Katrina Honeyman Memorial Lecture

‘In Search of Race Women Internationalists: Activist-Intellectuals and Global Freedom Struggles’ A talk by Dr Imaobong Umoren, Assistant Professor at London School of Economics

This is a free event, however, booking is required. 

Outline

Race Women Internationalists explores how a group of Caribbean and African American women in the early and mid-twentieth century travelled the world to fight colonialism, fascism, sexism, and racism. Based on newspaper articles, speeches, and creative fiction and adopting a comparative perspective, the book brings together the entangled lives of three notable but overlooked women: American Eslanda Robeson, Martinican Paulette Nardal, and Jamaican Una Marson. It explores how, between the 1920s and the 1960s, the trio participated in global freedom struggles by travelling; building networks in feminist, student, black-led, anticolonial, and antifascist organizations; and forging alliances with key leaders.

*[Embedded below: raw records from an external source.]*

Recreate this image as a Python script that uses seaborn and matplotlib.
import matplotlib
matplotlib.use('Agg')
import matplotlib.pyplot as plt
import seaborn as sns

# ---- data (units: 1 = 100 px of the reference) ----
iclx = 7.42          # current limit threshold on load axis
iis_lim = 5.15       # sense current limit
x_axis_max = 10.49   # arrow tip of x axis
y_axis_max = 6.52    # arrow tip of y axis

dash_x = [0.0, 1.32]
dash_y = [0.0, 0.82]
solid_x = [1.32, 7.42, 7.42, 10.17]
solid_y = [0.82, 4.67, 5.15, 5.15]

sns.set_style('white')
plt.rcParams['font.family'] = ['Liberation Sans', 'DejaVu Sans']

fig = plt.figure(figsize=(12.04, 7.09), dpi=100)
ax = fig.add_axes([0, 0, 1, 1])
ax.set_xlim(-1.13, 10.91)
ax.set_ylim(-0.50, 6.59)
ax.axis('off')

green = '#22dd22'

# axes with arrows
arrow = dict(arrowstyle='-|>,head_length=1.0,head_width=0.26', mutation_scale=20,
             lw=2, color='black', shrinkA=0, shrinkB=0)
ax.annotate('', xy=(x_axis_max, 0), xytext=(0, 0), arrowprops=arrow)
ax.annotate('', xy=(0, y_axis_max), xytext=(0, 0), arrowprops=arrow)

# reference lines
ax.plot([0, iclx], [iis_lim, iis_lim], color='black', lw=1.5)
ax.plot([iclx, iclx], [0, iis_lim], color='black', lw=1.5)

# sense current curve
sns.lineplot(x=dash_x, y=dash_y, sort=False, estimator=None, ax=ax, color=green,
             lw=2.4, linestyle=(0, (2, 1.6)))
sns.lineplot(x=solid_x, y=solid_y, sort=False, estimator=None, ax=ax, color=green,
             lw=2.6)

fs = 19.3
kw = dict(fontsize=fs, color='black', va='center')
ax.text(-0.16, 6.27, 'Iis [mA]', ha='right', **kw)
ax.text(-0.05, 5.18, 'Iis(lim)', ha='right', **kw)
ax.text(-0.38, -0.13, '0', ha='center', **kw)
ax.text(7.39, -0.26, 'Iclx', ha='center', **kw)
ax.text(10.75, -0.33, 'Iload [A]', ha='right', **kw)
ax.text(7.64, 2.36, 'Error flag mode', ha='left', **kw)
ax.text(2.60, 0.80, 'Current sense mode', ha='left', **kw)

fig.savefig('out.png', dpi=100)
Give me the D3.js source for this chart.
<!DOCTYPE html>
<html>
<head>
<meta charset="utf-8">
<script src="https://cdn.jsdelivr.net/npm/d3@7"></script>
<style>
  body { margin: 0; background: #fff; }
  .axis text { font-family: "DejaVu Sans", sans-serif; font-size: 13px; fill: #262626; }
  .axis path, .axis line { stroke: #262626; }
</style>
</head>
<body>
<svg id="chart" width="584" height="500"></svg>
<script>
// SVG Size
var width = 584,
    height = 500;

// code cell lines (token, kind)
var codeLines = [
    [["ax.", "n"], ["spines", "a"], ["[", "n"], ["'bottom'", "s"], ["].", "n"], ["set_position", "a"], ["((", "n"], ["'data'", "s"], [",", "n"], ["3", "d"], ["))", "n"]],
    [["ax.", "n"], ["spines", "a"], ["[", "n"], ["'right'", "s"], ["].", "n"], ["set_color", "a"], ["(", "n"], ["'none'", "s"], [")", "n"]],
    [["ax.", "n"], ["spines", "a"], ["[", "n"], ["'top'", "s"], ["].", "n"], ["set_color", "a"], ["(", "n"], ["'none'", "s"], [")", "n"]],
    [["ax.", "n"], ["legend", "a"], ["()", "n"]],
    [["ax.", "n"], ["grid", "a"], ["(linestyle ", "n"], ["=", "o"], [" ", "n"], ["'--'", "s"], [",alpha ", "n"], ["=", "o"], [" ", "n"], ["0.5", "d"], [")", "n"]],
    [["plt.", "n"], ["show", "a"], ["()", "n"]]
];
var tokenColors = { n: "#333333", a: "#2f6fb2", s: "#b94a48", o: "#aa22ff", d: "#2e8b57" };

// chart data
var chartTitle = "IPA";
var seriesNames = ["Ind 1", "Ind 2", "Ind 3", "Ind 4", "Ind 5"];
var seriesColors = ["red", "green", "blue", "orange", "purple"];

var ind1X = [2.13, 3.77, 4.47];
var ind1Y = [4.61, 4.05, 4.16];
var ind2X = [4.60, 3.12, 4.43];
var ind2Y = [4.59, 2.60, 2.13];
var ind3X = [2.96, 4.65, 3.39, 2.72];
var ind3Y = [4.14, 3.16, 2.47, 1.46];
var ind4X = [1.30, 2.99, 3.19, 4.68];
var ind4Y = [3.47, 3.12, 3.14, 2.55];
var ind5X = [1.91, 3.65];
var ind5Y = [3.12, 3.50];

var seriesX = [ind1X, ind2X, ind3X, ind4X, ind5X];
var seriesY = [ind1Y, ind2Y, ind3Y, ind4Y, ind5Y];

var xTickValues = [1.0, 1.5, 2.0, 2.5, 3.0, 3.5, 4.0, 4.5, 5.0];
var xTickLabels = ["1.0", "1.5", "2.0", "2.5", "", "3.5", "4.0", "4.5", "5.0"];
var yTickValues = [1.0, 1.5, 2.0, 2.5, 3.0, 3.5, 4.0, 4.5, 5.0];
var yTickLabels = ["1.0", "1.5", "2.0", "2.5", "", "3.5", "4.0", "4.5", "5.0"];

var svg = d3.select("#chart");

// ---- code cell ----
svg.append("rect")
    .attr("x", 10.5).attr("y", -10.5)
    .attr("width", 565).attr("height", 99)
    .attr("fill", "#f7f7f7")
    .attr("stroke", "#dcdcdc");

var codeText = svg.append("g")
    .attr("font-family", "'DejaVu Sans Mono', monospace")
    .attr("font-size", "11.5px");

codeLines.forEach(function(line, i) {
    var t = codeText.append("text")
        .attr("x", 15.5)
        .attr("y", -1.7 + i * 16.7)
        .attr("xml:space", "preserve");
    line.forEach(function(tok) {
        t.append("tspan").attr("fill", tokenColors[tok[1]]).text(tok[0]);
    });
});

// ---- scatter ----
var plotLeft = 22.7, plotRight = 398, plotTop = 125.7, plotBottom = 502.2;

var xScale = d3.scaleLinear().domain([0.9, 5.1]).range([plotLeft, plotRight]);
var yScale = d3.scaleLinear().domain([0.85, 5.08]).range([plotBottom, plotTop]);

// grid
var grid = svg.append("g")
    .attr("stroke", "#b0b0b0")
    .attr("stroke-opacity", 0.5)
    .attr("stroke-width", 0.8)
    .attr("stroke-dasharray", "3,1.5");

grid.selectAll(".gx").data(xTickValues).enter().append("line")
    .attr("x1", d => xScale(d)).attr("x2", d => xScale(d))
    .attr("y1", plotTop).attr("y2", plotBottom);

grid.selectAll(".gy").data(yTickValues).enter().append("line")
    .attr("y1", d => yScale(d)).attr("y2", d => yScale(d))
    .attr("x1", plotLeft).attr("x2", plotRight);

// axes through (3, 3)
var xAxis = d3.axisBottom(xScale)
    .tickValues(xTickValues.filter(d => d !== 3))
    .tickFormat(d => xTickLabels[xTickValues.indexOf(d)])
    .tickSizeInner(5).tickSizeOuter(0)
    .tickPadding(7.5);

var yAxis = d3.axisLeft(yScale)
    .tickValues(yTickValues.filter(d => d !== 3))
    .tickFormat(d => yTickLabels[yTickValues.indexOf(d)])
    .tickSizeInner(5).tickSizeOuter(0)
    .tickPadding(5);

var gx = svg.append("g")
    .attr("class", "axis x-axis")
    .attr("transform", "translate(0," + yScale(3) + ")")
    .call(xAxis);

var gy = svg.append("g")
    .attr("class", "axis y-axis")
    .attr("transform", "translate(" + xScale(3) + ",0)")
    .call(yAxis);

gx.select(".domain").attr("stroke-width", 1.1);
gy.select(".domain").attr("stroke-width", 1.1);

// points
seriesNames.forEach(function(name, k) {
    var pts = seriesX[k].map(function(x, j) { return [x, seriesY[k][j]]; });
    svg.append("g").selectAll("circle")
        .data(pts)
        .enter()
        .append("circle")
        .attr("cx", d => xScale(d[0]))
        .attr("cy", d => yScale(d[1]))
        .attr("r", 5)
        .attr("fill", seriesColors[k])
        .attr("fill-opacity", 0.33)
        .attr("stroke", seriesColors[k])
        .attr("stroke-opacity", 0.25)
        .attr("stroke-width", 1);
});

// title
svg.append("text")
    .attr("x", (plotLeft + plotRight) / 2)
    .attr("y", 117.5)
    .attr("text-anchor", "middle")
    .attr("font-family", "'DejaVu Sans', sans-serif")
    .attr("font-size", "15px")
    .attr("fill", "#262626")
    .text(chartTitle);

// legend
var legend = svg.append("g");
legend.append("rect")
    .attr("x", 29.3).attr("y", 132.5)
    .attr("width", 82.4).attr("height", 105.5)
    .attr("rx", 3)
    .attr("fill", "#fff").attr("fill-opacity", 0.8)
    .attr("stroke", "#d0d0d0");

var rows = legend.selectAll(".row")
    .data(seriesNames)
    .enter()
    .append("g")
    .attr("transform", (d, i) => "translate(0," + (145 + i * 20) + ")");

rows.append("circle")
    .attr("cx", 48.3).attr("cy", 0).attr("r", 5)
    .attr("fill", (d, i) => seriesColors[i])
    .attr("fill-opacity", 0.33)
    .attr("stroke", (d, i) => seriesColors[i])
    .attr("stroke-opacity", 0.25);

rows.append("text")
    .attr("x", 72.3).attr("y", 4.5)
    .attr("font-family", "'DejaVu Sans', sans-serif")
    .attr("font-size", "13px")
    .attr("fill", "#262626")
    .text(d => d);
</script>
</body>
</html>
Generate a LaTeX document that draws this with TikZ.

This made them race women internationalists—figures who engaged with a variety of interconnected internationalism to challenge various forms of inequality facing people of African descent across the diaspora and the continent.

Dr Imaobong Umoren

Currently Assistant Professor in the Department of International History at the London School of Economics and Political Science, Dr Umoren studied a BA in History and MA in World History and Cultures at King’s College London before moving to the University of Oxford where she gained her DPhil and spent a year serving as a Fulbright scholar at Harvard University. She subsequently took up a Career Development Fellowship jointly held with Pembroke College and the Oxford Research Centre in the Humanities research programme Women in the Humanities. Dr Umoren's research interests include the intersecting history of race, gender, migration, and religion in the nineteenth and twentieth century Caribbean, US and global African diaspora. Her research has been supported by numerous bodies including the Arts and Humanities Research Council, the Library of Congress, and the British Academy.

Katrina Honeyman 

This is a public talk in memory of Katrina Honeyman, who was Professor of Social and Economic History and an esteemed and beloved colleague in the School of History, University of Leeds for many years. Professor Honeyman was a distinguished historian of women, industrialisation and business history, as well as an active mentor to women, postgraduates and early career scholars within the School. In past years, the Katrina Honeyman Memorial Lecture has been given by Dr Katherine Angel (Birkbeck, University of London) and Professor Selina Todd (University of Oxford).